Crumbling schools could be handed a lifeline after the High Court ruled the scrapping of Building Schools for the Future programme was “an abuse of power”. Kat Keogh talks to a Sandwell headteacher who said the decision could be the Government’s chance to “put things right”.
When William Branney took over as head of Stuart Bathurst Catholic High School five years ago, it was clear things had to change.
With a leaking roof, archaic heating system and pupils packed into temporary classrooms, the school in Wednesbury was “not fit for 21st century purpose”.
The school set about applying for the Labour government’s ambitious Building Schools for the Future (BSF) programme, a £47 billion investment programme with an aim to rebuild or renew nearly every secondary school in England.
Stuart Bathurst submitted a fully-costed, 20-page plan, and was allocated £14 million to transform the existing school building.
But with a change in Government came a change in priority, and the school was one of nine in Sandwell whose rebuilding projects were halted by the decision to end BSF last July. Mr Branney said the news came as a “devastating blow” to staff and students.
He said: “It was a shock for everyone, especially the pupils who were very disappointed. “When I took the headship here five years ago, BSF was on the horizon, so to have that taken away was a blow,” he explained.
“The building is crumbling around us,” he added. “The roof is a major issue and leaks when we have any major rain or snow, our heating system is 50 years old and there are no longer parts available, so half of the boilers don’t work and our art block is housed in temporary classrooms, and we have a school that is not fit for 21st century purpose.
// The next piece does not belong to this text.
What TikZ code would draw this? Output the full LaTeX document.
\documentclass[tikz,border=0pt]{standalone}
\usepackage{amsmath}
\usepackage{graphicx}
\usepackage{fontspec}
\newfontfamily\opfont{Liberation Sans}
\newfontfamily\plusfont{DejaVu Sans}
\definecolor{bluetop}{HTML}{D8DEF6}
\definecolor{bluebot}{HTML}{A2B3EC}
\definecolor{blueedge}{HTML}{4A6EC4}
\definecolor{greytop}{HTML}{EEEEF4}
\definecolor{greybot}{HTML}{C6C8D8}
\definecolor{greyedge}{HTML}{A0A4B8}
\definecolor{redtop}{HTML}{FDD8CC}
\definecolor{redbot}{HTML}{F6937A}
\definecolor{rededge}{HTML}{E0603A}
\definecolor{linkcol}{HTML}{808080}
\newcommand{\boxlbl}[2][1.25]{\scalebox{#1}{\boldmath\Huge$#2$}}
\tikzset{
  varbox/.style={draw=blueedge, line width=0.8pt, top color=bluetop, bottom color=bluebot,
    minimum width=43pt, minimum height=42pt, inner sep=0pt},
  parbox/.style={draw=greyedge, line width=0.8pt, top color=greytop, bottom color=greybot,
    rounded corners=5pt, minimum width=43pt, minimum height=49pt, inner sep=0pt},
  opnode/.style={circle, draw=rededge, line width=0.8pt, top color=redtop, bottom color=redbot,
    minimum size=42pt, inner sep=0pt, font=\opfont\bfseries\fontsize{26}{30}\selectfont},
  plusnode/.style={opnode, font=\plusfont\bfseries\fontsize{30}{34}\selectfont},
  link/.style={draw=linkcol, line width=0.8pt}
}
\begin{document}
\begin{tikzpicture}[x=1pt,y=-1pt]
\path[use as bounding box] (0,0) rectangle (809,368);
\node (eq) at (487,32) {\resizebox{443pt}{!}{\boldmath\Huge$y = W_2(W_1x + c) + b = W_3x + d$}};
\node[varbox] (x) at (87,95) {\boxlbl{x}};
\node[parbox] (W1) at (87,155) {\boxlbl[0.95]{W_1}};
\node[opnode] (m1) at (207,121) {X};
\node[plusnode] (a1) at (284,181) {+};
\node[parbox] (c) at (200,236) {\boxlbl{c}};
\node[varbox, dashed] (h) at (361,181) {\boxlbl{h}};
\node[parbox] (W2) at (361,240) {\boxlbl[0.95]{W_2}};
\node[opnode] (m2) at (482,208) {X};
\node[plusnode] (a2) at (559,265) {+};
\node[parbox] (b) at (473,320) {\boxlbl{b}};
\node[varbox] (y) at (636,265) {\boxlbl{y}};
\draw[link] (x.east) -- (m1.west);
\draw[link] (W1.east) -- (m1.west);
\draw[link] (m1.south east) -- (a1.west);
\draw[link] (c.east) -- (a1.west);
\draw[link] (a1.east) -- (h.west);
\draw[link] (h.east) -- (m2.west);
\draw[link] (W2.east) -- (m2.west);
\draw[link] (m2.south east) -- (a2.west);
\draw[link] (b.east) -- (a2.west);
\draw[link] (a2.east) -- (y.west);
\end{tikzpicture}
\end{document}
“Our dining room has to cater for 820 pupils in a school built for 500, so we are bulging at the seams. We use every nook and cranny.”
But schools like Stuart Bathurst could now be handed a lifeline after Mr Justice Holman slammed Education Secretary Michael Gove’s decision to scrap BSF as “unlawful” in the High Court last week.
It means Mr Gove will have to reconsider his decision to cancel £138 million building plans for Sandwell.
But there is no guarantee the long-awaited work will go ahead, because the Government could still conclude that it made the right decision.
Sandwell Council now intends to apply for a costs order against the Secretary of State in the High Court.
Darren Cooper, Labour leader of Sandwell Council, urged David Cameron to come to the borough to see for himself why new schools were needed.
Mr Cooper has also written to Mr Gove “to plead with you to keep a promise you made last year”.
“You said then that you would visit Sandwell to talk to the pupils, heads and teachers in the schools which you had decided would not now be rebuilt,” the letter says.
“Mr Gove, you have not yet kept your promise. In the months since your decision on BSF you have managed to travel to the West Midlands – but not to find time to come to Sandwell.”
Though there is no certainty the work will go ahead, Mr Branney added he was “optimistic” that some repairs will be carried out in his classrooms.
Mr Branney said: “I’d like to think there is strong leadership with a strong vision for the future in the coalition Government, who have the chance to redress this error.
“We are hopeful this news will mean they have the opportunity to put things right for the children of today, and to put them first.”